Investors continued to focus their capital on assets belonging to the lifestyle sector. Sales for this category rose 80 percent year-over-year, while the renter-by-necessity sector saw an almost 12 percent drop. Only one fully affordable community traded, compared to five in 2024.
7. Houston
Houston is the second Texan market on this list, with $3.3 billion in multifamily sales. The metro saw a considerable increase in properties traded, from 162 assets—39,121 apartments—changing hands in 2024 to 178 communities comprising 47,277 units.

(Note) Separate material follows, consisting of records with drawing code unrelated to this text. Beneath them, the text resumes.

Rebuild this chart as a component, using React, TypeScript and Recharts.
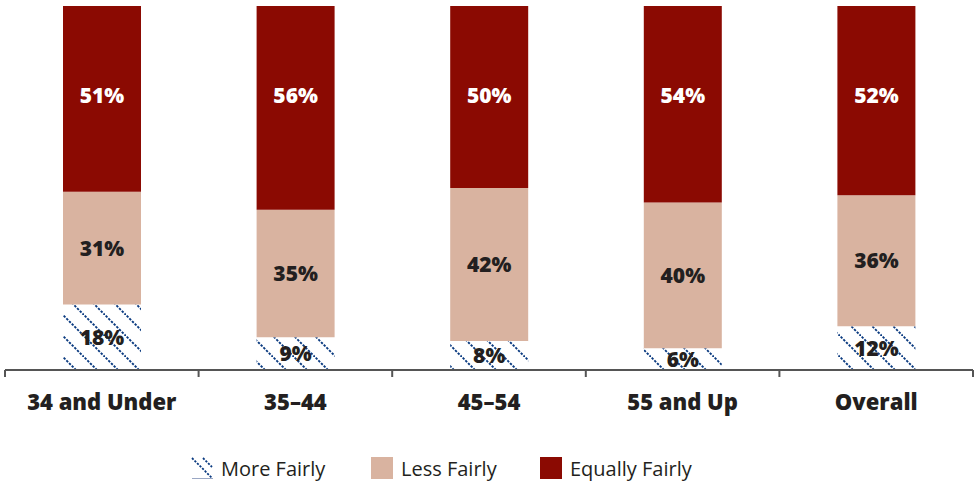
import React from "react";
import { BarChart, Bar, XAxis, YAxis, LabelList, Legend } from "recharts";

const categories = ["34 and Under", "35\u201344", "45\u201354", "55 and Up", "Overall"];
const moreFairly = [18, 9, 8, 6, 12];
const lessFairly = [31, 35, 42, 40, 36];
const equallyFairly = [51, 56, 50, 54, 52];
const seriesNames = ["More Fairly", "Less Fairly", "Equally Fairly"];

const data = categories.map((c, i) => ({
  name: c,
  pos: i + 0.5,
  more: moreFairly[i],
  less: lessFairly[i],
  equal: equallyFairly[i],
}));

const boundaryTicks = categories.map((_, i) => i).concat([categories.length]);
const centerTicks = categories.map((_, i) => i + 0.5);
const allTicks = [...boundaryTicks, ...centerTicks].sort((a, b) => a - b);

const FONT = "'Open Sans', 'Noto Sans', sans-serif";
const RED = "#8B0A02";
const TAN = "#D9B3A0";
const BLUE = "#0A3A80";

const AxisTick = (props: any) => {
  const { x, y, payload } = props;
  const v = payload.value;
  if (Number.isInteger(v)) {
    return <line x1={x} x2={x} y1={y} y2={y + 7} stroke="#555" strokeWidth={2} />;
  }
  const idx = Math.floor(v);
  return (
    <text
      x={x}
      y={y + 40}
      textAnchor="middle"
      fontFamily={FONT}
      fontWeight={800}
      fontSize={22}
      fill="#231f20"
    >
      {categories[idx]}
    </text>
  );
};

const LegendContent = () => {
  const items = [
    { name: seriesNames[0], fill: "url(#hatch)" },
    { name: seriesNames[1], fill: TAN },
    { name: seriesNames[2], fill: RED },
  ];
  const widths = [180, 169, 220];
  return (
    <div style={{ height: 30, display: "flex", alignItems: "center", justifyContent: "flex-start", paddingLeft: 186 }}>
      {items.map((it, i) => (
        <div key={it.name} style={{ display: "flex", alignItems: "center", width: widths[i] }}>
          <svg width={22} height={22} style={{ marginRight: 8 }}>
            {i === 0 ? (
              <g>
                <rect x={0} y={0} width={22} height={22} fill="#fff" />
                <line x1={1} y1={1} x2={21} y2={21} stroke={BLUE} strokeWidth={1.8} strokeDasharray="2.2 1.4" />
                <line x1={12} y1={1} x2={21} y2={10} stroke={BLUE} strokeWidth={1.8} strokeDasharray="2.2 1.4" />
                <line x1={1} y1={21.5} x2={22} y2={21.5} stroke="#9aa7c4" strokeWidth={1} />
              </g>
            ) : (
              <rect x={0} y={0} width={22} height={22} fill={it.fill} />
            )}
          </svg>
          <span style={{ fontFamily: FONT, fontSize: 20, color: "#231f20" }}>{it.name}</span>
        </div>
      ))}
    </div>
  );
};

export default function App() {
  return (
    <div style={{ position: "absolute", left: 0, top: 0, width: 974, height: 483, background: "#fff" }}>
      <BarChart
        width={974}
        height={483}
        data={data}
        margin={{ top: 6, right: 1, left: 5, bottom: 0 }}
      >
        <defs>
          <pattern id="hatch" patternUnits="userSpaceOnUse" width={21} height={21}>
            <rect x={0} y={0} width={21} height={21} fill="#fff" />
            <line x1={-2} y1={-2} x2={23} y2={23} stroke={BLUE} strokeWidth={1.9} strokeDasharray="2.4 1.4" />
          </pattern>
        </defs>
        <XAxis
          dataKey="pos"
          type="number"
          domain={[0, categories.length]}
          ticks={allTicks}
          interval={0}
          tick={<AxisTick />}
          tickLine={false}
          tickSize={0}
          tickMargin={0}
          axisLine={{ stroke: "#555", strokeWidth: 2 }}
          height={83}
          allowDecimals
        />
        <YAxis hide domain={[0, 100]} type="number" />
        <Legend verticalAlign="bottom" height={30} content={<LegendContent />} />
        <Bar dataKey="more" stackId="a" fill="url(#hatch)" barSize={78} isAnimationActive={false} name={seriesNames[0]}>
          <LabelList dataKey="more" position="center" formatter={(v: any) => `${v}%`} fill="#231f20" fontFamily={FONT} fontWeight={800} fontSize={21} />
        </Bar>
        <Bar dataKey="less" stackId="a" fill={TAN} barSize={78} isAnimationActive={false} name={seriesNames[1]}>
          <LabelList dataKey="less" position="center" formatter={(v: any) => `${v}%`} fill="#231f20" fontFamily={FONT} fontWeight={800} fontSize={21} />
        </Bar>
        <Bar dataKey="equal" stackId="a" fill={RED} barSize={78} isAnimationActive={false} name={seriesNames[2]}>
          <LabelList dataKey="equal" position="insideTop" offset={82} formatter={(v: any) => `${v}%`} fill="#ffffff" fontFamily={FONT} fontWeight={800} fontSize={21} />
        </Bar>
      </BarChart>
    </div>
  );
}
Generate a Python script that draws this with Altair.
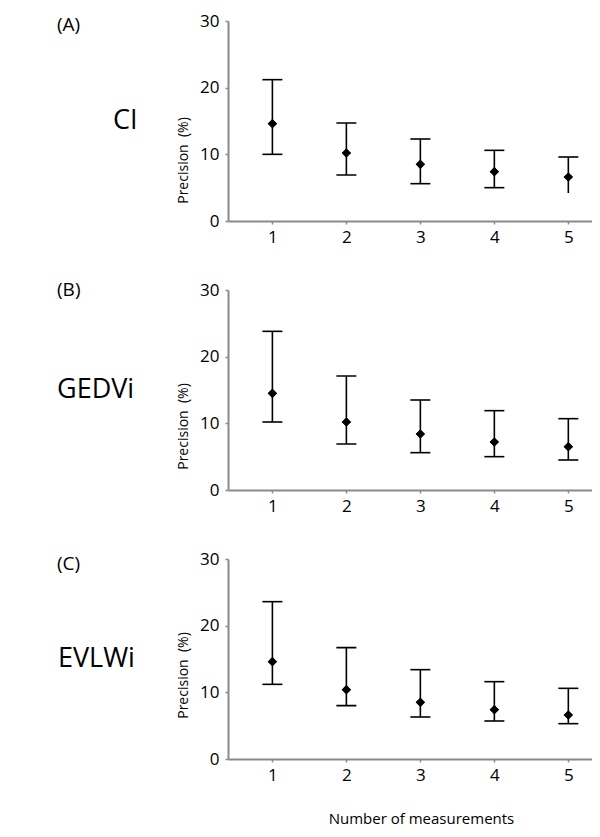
import altair as alt
import pandas as pd

FONT = "Open Sans"

measurements = [1, 2, 3, 4, 5]
panel_letters = ["(A)", "(B)", "(C)"]
panel_names = ["CI", "GEDVi", "EVLWi"]

ci_mean = [14.6, 10.2, 8.5, 7.4, 6.6]
ci_upper = [21.2, 14.7, 12.3, 10.6, 9.6]
ci_lower = [10.0, 6.9, 5.6, 5.0, 4.2]
ci_lower_cap = [True, True, True, True, False]

gedvi_mean = [14.5, 10.2, 8.4, 7.2, 6.5]
gedvi_upper = [23.8, 17.1, 13.5, 11.9, 10.7]
gedvi_lower = [10.2, 6.9, 5.6, 5.0, 4.5]
gedvi_lower_cap = [True, True, True, True, True]

evlwi_mean = [14.6, 10.4, 8.5, 7.4, 6.6]
evlwi_upper = [23.6, 16.7, 13.4, 11.6, 10.6]
evlwi_lower = [11.2, 8.0, 6.3, 5.7, 5.3]
evlwi_lower_cap = [True, True, True, True, True]

y_ticks = [0, 5, 10, 15, 20, 25, 30]

AXIS_GRAY = "#8a8a8a"


def panel(idx, mean, upper, lower, lower_cap, last, letter_y, name_x, ytitle_y):
    df = pd.DataFrame({
        "n": measurements,
        "mean": mean,
        "hi": upper,
        "lo": lower,
        "cap": lower_cap,
    })
    x_axis_kw = dict(
        values=measurements, grid=False, tickSize=3, labelPadding=5,
        labelFontSize=17, labelFont=FONT, labelColor="black",
        domainColor=AXIS_GRAY, domainWidth=2, tickColor=AXIS_GRAY, tickWidth=1.5,
    )
    if last:
        x_axis_kw.update(title="Number of measurements", titleFont=FONT, titleFontSize=15,
                         titleFontWeight="normal", titleColor="black",
                         titleX=193, titleY=59, titleBaseline="middle")
    else:
        x_axis_kw.update(title=None)
    x = alt.X("n:Q", scale=alt.Scale(domain=[0.4, 5.32], nice=False, zero=False),
              axis=alt.Axis(**x_axis_kw))
    y = alt.Y("mean:Q", scale=alt.Scale(domain=[0, 30], nice=False),
              axis=alt.Axis(values=y_ticks,
                            labelExpr="datum.value % 10 === 0 ? datum.label : ''",
                            grid=False, tickSize=3, labelPadding=6,
                            labelFontSize=17, labelFont=FONT, labelColor="black",
                            domainColor=AXIS_GRAY, domainWidth=2,
                            tickColor=AXIS_GRAY, tickWidth=1.5,
                            title="Precision\u00a0 (%)", titleFont=FONT, titleFontSize=14,
                            titleFontWeight="normal", titleColor="black",
                            titleAngle=270, titleAlign="center", titleBaseline="middle",
                            titleX=-45, titleY=ytitle_y))
    base = alt.Chart(df)
    whisk = base.mark_rule(color="black", strokeWidth=1.6).encode(
        x=x, y=alt.Y("lo:Q"), y2="hi:Q")
    cap_hi = base.mark_tick(orient="horizontal", size=20, thickness=1.6, color="black",
                            opacity=1).encode(x=x, y=alt.Y("hi:Q"))
    cap_lo = base.transform_filter("datum.cap").mark_tick(
        orient="horizontal", size=20, thickness=1.6, color="black", opacity=1
    ).encode(x=x, y=alt.Y("lo:Q"))
    pts = base.mark_point(shape="diamond", filled=True, size=85, color="black",
                          opacity=1).encode(x=x, y=y)
    lab_df = pd.DataFrame({"letter": [panel_letters[idx]], "name": [panel_names[idx]]})
    letter = alt.Chart(lab_df).mark_text(align="left", baseline="middle", font=FONT,
                                         fontSize=19, color="black").encode(
        x=alt.value(-171), y=alt.value(letter_y), text="letter:N")
    name = alt.Chart(lab_df).mark_text(align="left", baseline="middle", font=FONT,
                                       fontSize=27, color="black").encode(
        x=alt.value(name_x), y=alt.value(100), text="name:N")
    return alt.layer(pts, whisk, cap_hi, cap_lo, pts, letter, name).properties(
        width=364, height=200)


pA = panel(0, ci_mean, ci_upper, ci_lower, ci_lower_cap, False, 4, -115, 139)
pB = panel(1, gedvi_mean, gedvi_upper, gedvi_lower, gedvi_lower_cap, False, 0, -171, 136)
pC = panel(2, evlwi_mean, evlwi_upper, evlwi_lower, evlwi_lower_cap, True, 5, -170, 116)

chart = alt.vconcat(pA, pB, pC, spacing=69, bounds="flush").properties(
    padding={"left": 49, "top": 4, "right": 0, "bottom": 0}
).configure_view(stroke=None)

chart.save("out.html", embed_options={"renderer": "svg", "actions": False})
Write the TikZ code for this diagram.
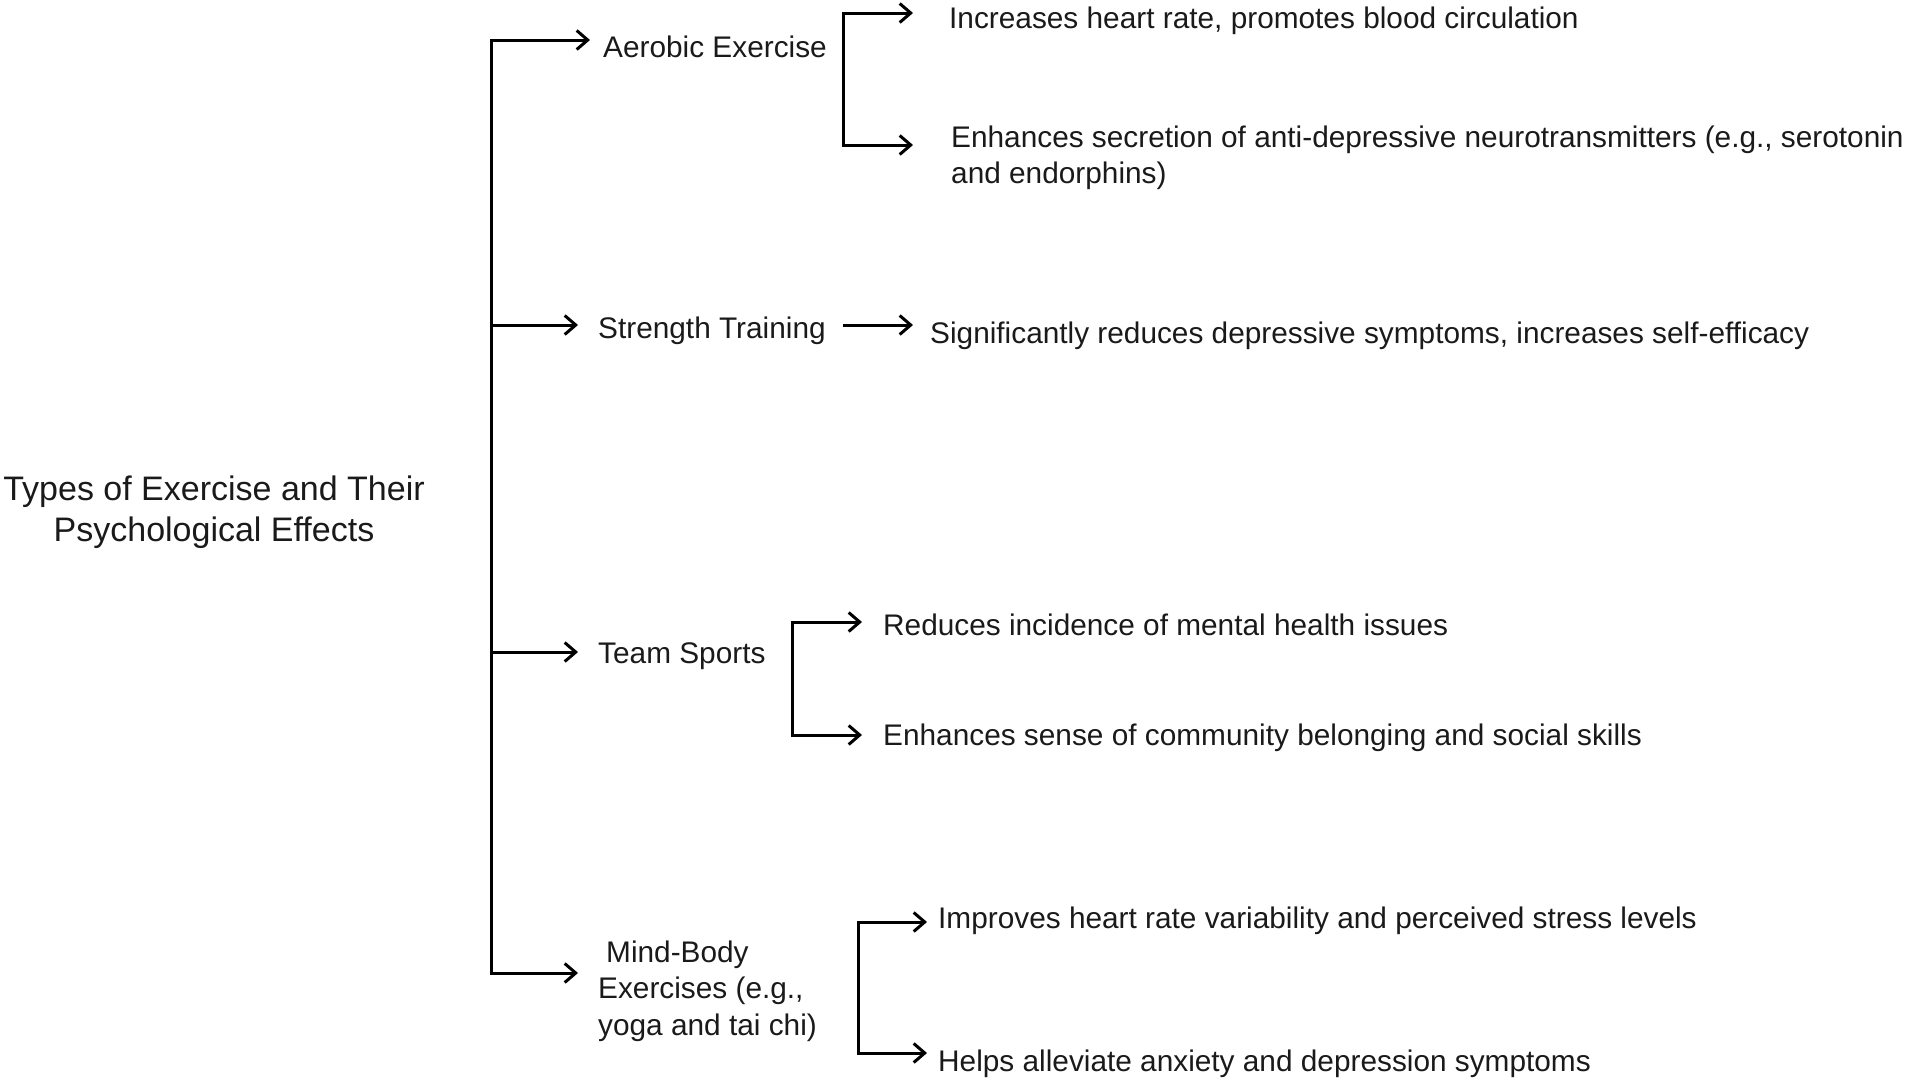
\documentclass[tikz,border=0pt]{standalone}
\usepackage{fontspec}
\setmainfont{Liberation Sans}
\usetikzlibrary{arrows.meta}
\definecolor{txt}{HTML}{1A1A1A}
\begin{document}
\begin{tikzpicture}[x=1pt,y=-1pt,
  lbl/.style={inner sep=0pt, anchor=base west, text=txt, font=\fontsize{29.8}{36.5}\selectfont, align=left},
  ttl/.style={inner sep=0pt, anchor=base, text=txt, font=\fontsize{34}{41}\selectfont, align=center},
  ln/.style={line width=3pt, line join=miter, draw=black},
  tipline/.style={ln, -{Straight Barb[length=11pt,width=19pt]}},
  tiptwo/.style={ln, {Straight Barb[length=11pt,width=19pt]}-{Straight Barb[length=11pt,width=19pt]}}]
\useasboundingbox (0,0) rectangle (1907,1080);

% title (base anchor = last line)
\node[ttl] (title) at (214,541) {Types of Exercise and Their\\Psychological Effects};

% level 1
\node[lbl] (aer) at (603,57) {Aerobic Exercise};
\node[lbl] (str) at (598,338) {Strength Training};
\node[lbl] (team) at (598,663) {Team Sports};
\node[lbl] (mb) at (598,1035) {\hspace*{8pt}Mind-Body\\Exercises (e.g.,\\yoga and tai chi)};

% level 2
\node[lbl] (inc) at (949,28) {Increases heart rate, promotes blood circulation};
\node[lbl] (sec) at (951,183.5) {Enhances secretion of anti-depressive neurotransmitters (e.g., serotonin\\and endorphins)};
\node[lbl] (sig) at (930,343) {Significantly reduces depressive symptoms, increases self-efficacy};
\node[lbl] (red) at (883,635) {Reduces incidence of mental health issues};
\node[lbl] (com) at (883,745) {Enhances sense of community belonging and social skills};
\node[lbl] (imp) at (938,928) {Improves heart rate variability and perceived stress levels};
\node[lbl] (hel) at (938,1071) {Helps alleviate anxiety and depression symptoms};

% trunk
\coordinate (tt) at (491,40);
\coordinate (tb) at (491,973);
\coordinate (ts) at (491,325);
\coordinate (tm) at (491,652);
\draw[tiptwo, shorten <=13pt, shorten >=20pt] (aer.west |- tt) -- (tt) -- (tb) -- (mb.west |- tb);
\draw[tipline, shorten >=20pt] (ts) -- (str.west |- ts);
\draw[tipline, shorten >=20pt] (tm) -- (team.west |- tm);

% aerobic bracket
\coordinate (a1) at (843,13);
\coordinate (a2) at (843,145);
\draw[tiptwo, shorten <=36pt, shorten >=38pt] (inc.west |- a1) -- (a1) -- (a2) -- (sec.west |- a2);

% strength
\coordinate (s1) at (843,325);
\draw[tipline, shorten >=17pt] (s1) -- (sig.west |- s1);

% team bracket
\coordinate (b1) at (792,622);
\coordinate (b2) at (792,735);
\draw[tiptwo, shorten <=21pt, shorten >=21pt] (red.west |- b1) -- (b1) -- (b2) -- (com.west |- b2);

% mind-body bracket
\coordinate (c1) at (858,922);
\coordinate (c2) at (858,1053);
\draw[tiptwo, shorten <=11pt, shorten >=11pt] (imp.west |- c1) -- (c1) -- (c2) -- (hel.west |- c2);
\end{tikzpicture}
\end{document}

However, the market saw the lowest average price per unit from this list, clocking in at $69,952. This figure was also below the $70,545 registered in 2024.
In Houston, investors leaned further into renter-by-necessity communities, with sales rising from 61 properties in 2024 to 81. Average pricing increased for both RBN and lifestyle assets, while fully affordable properties saw a notable decline, with the average price per unit falling from $100,518 to $88,635.
8. Boston
Last year, Boston’s multifamily sector experienced growth in both transaction activity and investment volume. A total of 43 properties encompassing 8,716 units traded last year for more than $3.2 billion. This represents an increase of more than 29 percent in sales compared to 2024, when 39 assets totaling 6,712 apartments were transacted for $2.5 billion.
The metro registered the highest average price per unit among this list, clocking in at $346,859, more than double the national average. The figure was also above the $332,466 average from 2024.
Additionally, the market also had the largest year-over-year increase in terms of renter-by-necessity sales, from $442.3 million to $921.5 million. RBN communities commanded the highest average price per unit among the top 10 metros for multifamily sales, reaching $271,669.
9. Los Angeles
Los Angeles registered $3.2 billion in multifamily investment volume last year. A total of 75 communities encompassing 10,789 units traded, up from the 66 assets—10,211 apartments—that were sold in 2024 for $2.7 billion.
The metro’s average price per unit rose year-over-year, climbing from $263,651 to $277,904. At the same time, renter-by-necessity assets posted the steepest price drop, with the average price per unit declining 14 percent.
While investors allocated more capital to lifestyle communities than in 2024, that segment still recorded the lowest sales volume among the top 10 metros for multifamily transactions.
10. Denver
Rounding out the top 10, Denver recorded 60 multifamily trades totaling $3.1 billion in 2025—down sharply from $4.7 billion in 2024, when 90 properties changed hands. The decline represents the largest pullback in investment volume among the markets on this list.
The number of units sold also dropped, from 18,982 to 12,368. The metro posted the steepest decline in renter-by-necessity transaction volume as well, with sales sliding from roughly $1 billion to $397.8 million.
The metro’s silver lining lay in the fully affordable sector. Even with fewer properties trading, the average price per unit in this category climbed sharply, rising from $33,989 to $193,987.